▶ Problem to work on
Leaving out all pictures, reproduce the entries below exactly, from the first line through the line that contains "yticks = [0.0, 5.0, 10.0, 15.0, 20.0, 25.0]".

Records from a collection
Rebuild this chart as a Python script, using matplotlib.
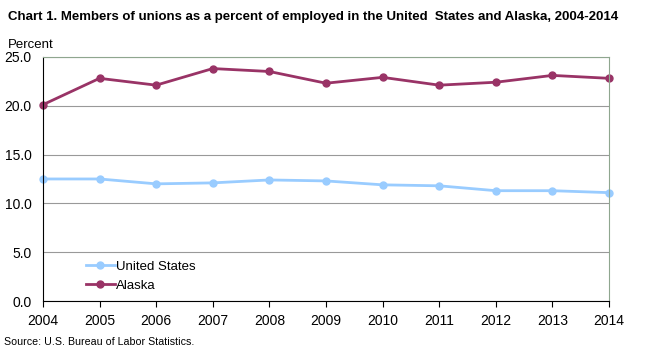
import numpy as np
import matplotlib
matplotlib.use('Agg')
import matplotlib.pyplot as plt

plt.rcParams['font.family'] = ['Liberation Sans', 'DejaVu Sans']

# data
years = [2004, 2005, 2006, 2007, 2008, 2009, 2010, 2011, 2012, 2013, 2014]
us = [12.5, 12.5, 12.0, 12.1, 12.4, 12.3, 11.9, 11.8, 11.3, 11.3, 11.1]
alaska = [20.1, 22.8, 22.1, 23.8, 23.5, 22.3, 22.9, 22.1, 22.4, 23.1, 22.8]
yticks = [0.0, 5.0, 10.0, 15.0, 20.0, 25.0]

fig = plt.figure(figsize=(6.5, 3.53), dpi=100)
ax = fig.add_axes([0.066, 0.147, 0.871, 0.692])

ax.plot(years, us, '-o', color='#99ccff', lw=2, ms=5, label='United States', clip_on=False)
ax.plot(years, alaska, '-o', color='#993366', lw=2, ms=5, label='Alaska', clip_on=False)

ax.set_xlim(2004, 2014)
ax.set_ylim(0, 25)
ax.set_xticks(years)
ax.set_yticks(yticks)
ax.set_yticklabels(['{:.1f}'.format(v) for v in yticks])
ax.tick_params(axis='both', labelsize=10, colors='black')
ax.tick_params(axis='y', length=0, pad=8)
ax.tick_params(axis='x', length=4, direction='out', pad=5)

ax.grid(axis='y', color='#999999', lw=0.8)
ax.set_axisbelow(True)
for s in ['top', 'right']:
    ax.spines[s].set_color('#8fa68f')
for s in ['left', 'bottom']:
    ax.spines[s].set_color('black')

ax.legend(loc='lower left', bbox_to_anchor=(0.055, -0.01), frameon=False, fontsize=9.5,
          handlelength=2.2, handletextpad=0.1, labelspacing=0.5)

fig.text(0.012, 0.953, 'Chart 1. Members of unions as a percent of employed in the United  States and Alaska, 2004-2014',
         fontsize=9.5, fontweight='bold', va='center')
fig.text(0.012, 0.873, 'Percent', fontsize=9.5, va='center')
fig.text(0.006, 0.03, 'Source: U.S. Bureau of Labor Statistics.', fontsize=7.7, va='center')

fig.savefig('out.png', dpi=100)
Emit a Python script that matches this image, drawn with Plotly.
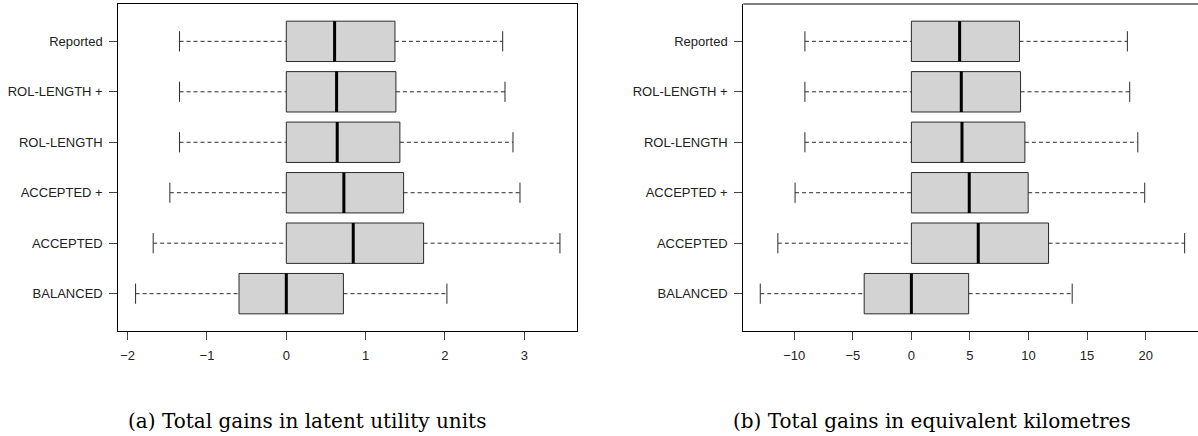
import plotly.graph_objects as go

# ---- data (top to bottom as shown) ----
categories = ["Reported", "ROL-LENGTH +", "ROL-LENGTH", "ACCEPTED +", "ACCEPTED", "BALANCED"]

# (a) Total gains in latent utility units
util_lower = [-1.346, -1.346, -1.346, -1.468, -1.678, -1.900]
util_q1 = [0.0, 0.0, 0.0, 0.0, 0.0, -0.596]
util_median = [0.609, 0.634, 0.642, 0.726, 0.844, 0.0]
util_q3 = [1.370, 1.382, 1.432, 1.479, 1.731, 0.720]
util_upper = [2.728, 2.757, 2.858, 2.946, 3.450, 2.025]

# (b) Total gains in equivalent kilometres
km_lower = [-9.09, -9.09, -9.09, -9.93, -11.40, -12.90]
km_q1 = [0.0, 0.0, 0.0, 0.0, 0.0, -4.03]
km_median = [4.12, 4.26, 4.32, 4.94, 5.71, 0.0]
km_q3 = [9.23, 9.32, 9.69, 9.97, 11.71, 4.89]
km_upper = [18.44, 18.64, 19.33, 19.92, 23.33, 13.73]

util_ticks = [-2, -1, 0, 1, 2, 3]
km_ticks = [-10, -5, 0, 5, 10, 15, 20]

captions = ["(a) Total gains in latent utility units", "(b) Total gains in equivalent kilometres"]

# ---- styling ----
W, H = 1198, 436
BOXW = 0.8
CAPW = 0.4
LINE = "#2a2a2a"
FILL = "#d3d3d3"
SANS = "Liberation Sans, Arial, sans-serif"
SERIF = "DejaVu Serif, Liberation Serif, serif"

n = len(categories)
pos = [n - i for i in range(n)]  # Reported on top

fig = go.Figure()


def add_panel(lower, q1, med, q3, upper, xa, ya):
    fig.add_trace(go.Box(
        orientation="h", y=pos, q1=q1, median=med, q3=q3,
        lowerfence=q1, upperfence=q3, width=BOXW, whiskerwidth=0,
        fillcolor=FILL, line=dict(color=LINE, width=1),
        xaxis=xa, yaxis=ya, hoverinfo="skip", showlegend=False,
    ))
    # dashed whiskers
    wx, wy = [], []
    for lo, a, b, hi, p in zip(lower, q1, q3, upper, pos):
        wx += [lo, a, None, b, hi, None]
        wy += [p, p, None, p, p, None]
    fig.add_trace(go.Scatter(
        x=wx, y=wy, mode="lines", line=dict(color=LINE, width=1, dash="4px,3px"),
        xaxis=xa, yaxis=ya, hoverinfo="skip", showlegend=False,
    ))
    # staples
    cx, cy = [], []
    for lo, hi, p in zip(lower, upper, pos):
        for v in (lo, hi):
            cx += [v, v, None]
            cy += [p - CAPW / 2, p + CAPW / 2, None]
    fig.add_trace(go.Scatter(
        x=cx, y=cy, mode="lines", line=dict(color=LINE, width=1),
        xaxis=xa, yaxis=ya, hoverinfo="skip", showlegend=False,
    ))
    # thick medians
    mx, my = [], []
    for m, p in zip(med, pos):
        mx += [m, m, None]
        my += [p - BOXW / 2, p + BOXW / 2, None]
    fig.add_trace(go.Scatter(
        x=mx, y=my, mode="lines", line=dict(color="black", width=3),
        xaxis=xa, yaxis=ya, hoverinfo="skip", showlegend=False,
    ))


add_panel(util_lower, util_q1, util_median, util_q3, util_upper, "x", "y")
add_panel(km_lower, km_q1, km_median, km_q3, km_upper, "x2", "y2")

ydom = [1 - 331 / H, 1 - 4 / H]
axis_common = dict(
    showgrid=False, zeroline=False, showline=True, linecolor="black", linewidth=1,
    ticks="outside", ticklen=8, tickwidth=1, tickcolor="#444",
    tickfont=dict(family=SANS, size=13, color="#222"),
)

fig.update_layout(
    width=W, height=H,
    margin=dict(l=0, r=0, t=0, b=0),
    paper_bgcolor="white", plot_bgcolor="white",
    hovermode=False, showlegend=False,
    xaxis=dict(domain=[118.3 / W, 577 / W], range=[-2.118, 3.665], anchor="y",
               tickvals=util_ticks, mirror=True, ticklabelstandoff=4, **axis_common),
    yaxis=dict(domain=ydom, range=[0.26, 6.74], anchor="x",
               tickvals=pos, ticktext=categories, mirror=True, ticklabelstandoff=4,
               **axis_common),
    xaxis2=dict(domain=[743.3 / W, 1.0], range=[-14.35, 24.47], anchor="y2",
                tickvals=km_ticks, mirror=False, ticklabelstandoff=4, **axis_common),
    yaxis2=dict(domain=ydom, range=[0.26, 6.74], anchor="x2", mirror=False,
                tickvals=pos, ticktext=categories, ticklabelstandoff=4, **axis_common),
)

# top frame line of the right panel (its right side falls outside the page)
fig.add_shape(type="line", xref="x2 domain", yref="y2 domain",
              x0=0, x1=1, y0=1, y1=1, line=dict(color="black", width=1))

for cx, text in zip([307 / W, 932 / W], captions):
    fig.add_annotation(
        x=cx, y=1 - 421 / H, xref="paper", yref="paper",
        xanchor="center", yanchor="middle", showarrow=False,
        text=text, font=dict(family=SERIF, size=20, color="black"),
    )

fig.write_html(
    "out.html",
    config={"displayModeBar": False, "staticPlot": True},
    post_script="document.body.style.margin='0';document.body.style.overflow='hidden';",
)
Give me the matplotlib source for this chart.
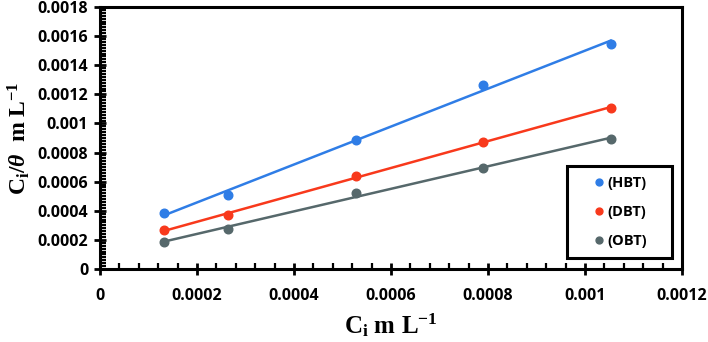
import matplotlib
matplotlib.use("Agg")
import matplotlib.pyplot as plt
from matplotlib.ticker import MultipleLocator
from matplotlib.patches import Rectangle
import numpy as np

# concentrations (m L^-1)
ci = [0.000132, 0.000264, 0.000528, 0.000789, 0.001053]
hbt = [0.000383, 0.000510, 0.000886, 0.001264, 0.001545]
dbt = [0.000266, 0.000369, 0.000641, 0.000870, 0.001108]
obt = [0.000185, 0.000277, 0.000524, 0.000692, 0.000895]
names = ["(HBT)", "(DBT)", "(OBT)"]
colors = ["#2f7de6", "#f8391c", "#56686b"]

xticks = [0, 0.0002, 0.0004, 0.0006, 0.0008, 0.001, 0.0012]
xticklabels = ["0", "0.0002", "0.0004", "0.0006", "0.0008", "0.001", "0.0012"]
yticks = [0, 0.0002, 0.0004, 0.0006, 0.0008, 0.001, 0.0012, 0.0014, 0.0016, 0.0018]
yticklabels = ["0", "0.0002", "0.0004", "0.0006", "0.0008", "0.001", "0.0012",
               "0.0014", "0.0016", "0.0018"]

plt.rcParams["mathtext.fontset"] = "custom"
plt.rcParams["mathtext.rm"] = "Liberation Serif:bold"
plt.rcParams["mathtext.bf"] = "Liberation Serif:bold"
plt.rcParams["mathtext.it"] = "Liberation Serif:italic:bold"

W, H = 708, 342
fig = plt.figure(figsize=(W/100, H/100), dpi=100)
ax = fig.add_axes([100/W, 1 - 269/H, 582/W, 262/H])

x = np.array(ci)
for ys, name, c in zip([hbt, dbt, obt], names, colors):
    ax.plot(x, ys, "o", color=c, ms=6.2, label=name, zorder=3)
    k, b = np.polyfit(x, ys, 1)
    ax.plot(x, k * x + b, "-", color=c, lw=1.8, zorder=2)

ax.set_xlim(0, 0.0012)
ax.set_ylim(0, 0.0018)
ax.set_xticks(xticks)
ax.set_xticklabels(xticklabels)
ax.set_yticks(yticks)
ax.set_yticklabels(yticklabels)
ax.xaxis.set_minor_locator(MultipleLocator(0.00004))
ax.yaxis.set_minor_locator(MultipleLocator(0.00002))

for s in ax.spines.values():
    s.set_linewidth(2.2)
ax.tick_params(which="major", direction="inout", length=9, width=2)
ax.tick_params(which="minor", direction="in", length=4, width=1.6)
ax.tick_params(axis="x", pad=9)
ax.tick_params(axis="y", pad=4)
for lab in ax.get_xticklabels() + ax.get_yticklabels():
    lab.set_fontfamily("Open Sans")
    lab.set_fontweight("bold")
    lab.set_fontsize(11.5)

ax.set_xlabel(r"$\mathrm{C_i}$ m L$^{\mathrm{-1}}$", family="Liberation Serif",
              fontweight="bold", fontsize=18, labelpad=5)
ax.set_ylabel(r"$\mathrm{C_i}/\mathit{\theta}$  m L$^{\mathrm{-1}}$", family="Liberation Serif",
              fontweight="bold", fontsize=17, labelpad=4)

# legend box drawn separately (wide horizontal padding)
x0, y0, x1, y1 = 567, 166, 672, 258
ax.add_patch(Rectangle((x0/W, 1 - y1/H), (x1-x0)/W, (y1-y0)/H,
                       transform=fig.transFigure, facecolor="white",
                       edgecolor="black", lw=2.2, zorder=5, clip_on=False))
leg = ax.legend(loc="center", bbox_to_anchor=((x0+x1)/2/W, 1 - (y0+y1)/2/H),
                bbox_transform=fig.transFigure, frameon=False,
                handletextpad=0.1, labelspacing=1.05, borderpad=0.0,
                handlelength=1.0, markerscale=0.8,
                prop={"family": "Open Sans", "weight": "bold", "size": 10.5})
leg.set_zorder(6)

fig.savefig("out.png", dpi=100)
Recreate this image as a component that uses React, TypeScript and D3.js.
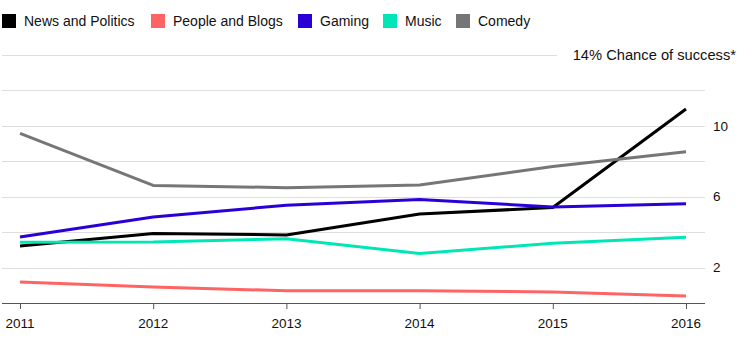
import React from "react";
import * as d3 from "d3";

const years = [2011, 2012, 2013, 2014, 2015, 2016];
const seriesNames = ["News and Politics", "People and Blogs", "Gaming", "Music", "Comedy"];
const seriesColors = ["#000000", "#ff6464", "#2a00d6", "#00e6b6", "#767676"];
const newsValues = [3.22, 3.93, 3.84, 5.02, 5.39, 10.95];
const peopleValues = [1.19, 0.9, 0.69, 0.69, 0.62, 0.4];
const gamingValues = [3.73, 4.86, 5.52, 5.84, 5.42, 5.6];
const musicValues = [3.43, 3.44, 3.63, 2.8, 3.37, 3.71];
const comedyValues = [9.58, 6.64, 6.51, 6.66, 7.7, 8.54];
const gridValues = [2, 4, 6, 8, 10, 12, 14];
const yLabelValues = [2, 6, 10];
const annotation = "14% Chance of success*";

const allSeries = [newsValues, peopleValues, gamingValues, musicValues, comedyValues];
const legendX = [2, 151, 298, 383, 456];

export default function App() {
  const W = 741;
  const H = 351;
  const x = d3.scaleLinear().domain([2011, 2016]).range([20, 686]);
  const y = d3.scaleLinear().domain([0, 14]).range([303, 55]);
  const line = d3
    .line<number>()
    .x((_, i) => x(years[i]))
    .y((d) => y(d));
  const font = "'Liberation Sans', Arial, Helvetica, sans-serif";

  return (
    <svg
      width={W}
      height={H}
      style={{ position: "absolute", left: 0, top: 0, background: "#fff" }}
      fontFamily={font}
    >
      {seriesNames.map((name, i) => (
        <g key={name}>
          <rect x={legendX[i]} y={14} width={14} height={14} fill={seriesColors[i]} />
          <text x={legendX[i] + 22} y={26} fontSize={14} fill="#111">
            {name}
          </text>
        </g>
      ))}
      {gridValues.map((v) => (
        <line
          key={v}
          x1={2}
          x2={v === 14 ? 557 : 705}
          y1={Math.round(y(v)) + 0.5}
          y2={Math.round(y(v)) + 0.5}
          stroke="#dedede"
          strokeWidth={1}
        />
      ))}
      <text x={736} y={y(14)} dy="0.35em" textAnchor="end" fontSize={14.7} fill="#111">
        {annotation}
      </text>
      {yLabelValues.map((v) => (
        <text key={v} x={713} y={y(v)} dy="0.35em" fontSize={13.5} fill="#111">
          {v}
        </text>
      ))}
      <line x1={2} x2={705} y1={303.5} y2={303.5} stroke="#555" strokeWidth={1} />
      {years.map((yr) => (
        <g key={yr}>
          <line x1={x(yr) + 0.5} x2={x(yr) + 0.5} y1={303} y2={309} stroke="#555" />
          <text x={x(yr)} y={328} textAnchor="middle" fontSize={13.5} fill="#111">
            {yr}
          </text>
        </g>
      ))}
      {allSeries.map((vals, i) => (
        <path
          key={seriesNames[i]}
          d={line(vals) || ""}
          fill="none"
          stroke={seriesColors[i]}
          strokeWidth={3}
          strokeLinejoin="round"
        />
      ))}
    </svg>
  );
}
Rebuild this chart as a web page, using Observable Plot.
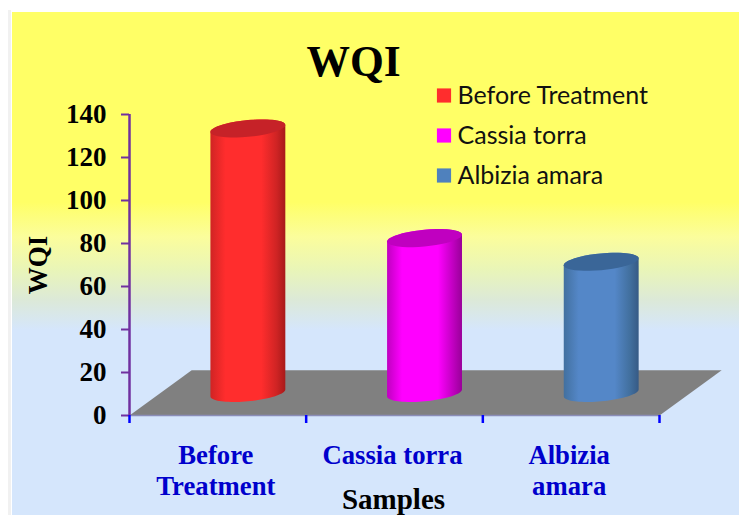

▶ Solution
Rebuild this chart as a Python script, using matplotlib.
import numpy as np
import matplotlib
matplotlib.use('Agg')
import matplotlib.pyplot as plt

plt.rcParams['font.family'] = ['Liberation Sans', 'DejaVu Sans']

# data
years = [2004, 2005, 2006, 2007, 2008, 2009, 2010, 2011, 2012, 2013, 2014]
us = [12.5, 12.5, 12.0, 12.1, 12.4, 12.3, 11.9, 11.8, 11.3, 11.3, 11.1]
alaska = [20.1, 22.8, 22.1, 23.8, 23.5, 22.3, 22.9, 22.1, 22.4, 23.1, 22.8]
yticks = [0.0, 5.0, 10.0, 15.0, 20.0, 25.0]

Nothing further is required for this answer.